*Problem to solve*
Work through the data and report how many lines include the string "matplotlib", giving the number alone.
* start Data for the task *
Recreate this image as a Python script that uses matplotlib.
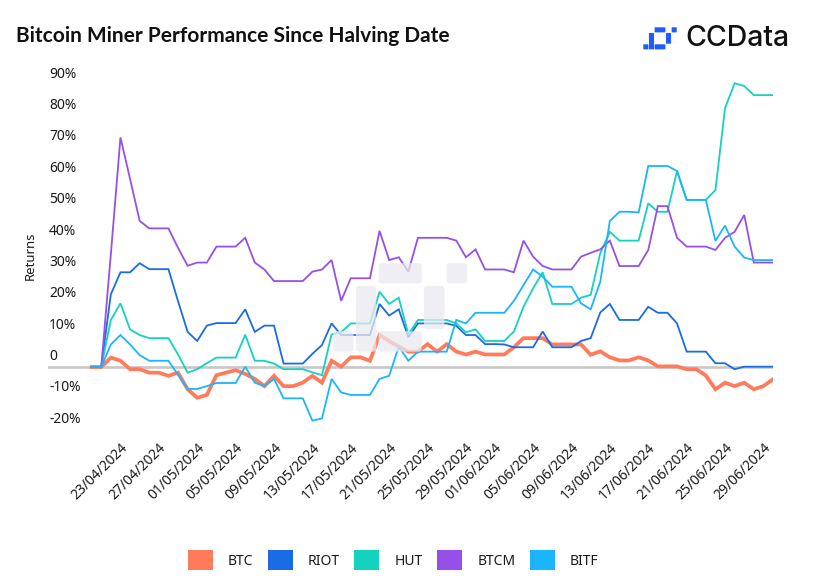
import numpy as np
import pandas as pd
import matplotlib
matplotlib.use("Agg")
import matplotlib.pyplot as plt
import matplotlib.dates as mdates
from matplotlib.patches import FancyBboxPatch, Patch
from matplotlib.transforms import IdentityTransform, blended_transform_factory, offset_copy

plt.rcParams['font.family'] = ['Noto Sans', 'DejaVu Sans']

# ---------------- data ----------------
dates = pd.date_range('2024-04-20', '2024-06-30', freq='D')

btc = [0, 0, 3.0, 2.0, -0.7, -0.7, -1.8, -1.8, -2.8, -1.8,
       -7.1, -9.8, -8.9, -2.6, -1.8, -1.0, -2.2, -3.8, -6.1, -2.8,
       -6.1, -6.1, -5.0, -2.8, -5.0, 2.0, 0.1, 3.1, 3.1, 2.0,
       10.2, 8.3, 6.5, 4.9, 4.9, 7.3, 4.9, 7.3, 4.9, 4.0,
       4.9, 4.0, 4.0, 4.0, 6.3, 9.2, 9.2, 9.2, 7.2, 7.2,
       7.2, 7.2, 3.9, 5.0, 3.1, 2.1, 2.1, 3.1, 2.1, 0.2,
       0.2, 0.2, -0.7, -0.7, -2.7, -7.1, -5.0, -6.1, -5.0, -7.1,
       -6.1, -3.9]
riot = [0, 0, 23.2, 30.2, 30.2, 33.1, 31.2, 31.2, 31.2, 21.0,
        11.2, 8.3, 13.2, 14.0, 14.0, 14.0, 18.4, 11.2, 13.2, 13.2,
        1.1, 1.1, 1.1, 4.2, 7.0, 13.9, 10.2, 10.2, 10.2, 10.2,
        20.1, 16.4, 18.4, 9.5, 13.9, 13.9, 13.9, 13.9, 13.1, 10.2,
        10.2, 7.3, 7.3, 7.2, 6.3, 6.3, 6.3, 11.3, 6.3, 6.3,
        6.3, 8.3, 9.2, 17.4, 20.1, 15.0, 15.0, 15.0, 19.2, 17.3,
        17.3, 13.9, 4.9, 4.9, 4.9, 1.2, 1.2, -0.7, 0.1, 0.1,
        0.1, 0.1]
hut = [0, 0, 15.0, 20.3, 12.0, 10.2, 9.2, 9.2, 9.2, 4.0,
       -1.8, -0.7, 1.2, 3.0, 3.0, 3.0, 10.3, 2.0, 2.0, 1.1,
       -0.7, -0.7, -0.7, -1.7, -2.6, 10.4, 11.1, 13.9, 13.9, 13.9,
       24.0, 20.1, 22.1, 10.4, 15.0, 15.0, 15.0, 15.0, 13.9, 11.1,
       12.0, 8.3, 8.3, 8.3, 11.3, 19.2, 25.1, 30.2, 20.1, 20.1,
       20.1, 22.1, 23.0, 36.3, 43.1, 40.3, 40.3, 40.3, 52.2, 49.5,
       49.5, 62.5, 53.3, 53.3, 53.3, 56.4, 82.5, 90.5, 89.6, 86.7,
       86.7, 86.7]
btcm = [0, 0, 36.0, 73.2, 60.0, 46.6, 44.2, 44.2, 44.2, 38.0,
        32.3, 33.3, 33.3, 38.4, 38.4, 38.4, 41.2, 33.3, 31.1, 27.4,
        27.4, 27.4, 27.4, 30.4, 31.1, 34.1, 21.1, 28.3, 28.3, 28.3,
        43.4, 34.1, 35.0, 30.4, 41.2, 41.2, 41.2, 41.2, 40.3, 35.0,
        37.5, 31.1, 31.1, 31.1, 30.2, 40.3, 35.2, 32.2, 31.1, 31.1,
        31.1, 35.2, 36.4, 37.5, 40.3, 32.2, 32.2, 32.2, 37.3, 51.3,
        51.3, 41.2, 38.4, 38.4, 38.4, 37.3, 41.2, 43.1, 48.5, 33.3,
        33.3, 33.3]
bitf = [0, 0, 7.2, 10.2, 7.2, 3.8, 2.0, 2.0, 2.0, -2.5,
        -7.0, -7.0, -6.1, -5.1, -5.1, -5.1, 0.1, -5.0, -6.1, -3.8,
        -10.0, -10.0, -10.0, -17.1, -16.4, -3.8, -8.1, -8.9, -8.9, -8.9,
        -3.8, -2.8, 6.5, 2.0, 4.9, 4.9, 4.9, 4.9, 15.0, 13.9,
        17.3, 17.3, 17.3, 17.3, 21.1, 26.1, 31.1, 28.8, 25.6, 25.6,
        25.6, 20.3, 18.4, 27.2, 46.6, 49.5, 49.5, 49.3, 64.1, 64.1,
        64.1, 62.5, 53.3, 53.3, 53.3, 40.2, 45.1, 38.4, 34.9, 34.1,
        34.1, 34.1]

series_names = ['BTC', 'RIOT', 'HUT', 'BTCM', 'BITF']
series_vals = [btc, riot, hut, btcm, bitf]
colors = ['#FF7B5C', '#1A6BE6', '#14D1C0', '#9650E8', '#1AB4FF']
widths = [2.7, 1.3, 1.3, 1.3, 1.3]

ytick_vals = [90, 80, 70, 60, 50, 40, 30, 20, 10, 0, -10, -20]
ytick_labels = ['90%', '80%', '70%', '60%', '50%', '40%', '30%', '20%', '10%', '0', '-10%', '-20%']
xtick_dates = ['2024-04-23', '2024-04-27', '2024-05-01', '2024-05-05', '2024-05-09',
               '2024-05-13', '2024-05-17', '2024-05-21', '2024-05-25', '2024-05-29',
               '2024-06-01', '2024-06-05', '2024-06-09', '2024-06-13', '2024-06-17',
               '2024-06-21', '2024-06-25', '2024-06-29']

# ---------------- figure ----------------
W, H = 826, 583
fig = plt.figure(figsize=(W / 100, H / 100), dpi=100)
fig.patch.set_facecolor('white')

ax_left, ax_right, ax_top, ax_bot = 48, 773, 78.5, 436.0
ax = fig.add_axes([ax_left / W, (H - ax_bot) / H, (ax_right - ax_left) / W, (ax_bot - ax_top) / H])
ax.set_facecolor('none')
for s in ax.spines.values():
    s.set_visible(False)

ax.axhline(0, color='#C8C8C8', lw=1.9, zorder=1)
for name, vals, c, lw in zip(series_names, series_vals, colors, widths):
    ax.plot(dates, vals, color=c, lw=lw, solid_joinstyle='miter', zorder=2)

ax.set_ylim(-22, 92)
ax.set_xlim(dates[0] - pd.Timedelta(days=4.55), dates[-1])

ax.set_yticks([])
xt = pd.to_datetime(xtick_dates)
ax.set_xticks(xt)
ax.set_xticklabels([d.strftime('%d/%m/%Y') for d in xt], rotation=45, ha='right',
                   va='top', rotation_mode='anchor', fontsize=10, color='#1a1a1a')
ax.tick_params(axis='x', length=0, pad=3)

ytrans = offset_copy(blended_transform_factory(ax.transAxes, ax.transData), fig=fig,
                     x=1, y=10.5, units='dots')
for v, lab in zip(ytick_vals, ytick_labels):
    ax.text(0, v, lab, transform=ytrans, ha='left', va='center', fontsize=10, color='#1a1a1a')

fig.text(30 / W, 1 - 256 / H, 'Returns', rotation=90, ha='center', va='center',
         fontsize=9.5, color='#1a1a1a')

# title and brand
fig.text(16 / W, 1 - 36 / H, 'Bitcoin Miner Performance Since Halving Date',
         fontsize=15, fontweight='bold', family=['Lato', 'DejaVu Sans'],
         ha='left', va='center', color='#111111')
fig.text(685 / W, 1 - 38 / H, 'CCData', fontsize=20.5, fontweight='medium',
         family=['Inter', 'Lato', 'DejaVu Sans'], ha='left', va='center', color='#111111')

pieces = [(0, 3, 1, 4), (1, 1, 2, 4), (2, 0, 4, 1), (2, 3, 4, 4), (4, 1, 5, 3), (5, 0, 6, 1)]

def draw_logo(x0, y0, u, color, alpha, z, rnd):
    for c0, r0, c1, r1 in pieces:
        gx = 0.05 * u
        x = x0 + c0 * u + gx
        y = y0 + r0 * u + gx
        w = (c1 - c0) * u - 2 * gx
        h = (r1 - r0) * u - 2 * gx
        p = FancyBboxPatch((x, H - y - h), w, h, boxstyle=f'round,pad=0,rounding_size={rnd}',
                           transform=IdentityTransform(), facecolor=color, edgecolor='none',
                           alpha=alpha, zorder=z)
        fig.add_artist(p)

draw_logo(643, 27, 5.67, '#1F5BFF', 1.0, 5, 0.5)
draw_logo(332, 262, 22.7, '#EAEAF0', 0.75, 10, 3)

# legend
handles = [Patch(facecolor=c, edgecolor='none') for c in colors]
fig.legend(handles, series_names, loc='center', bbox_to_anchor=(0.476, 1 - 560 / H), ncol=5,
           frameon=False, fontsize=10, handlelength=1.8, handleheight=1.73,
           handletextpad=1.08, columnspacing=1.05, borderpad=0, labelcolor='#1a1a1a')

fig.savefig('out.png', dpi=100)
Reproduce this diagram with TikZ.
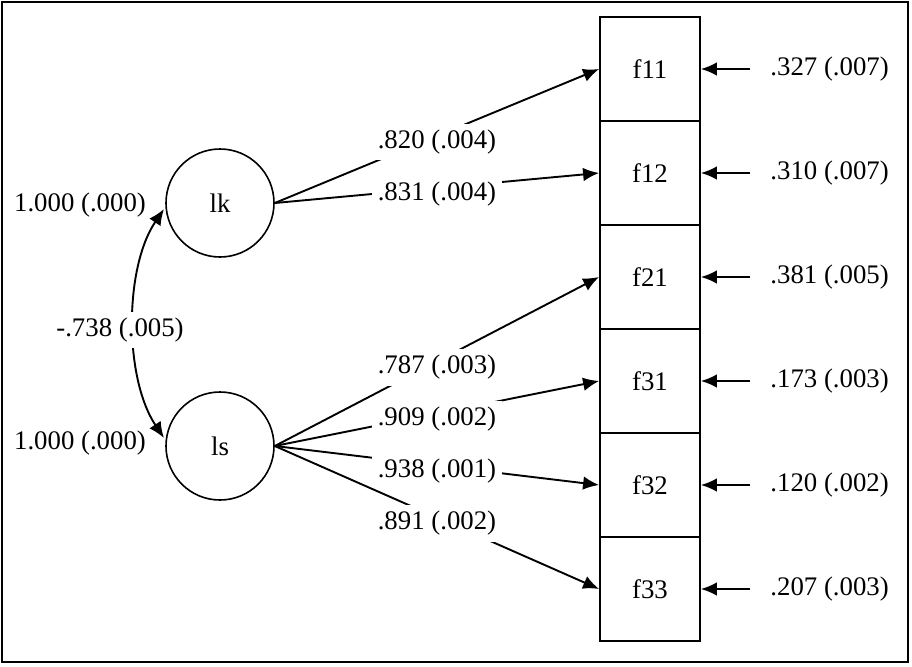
* end Data for the task *
*Task result*
7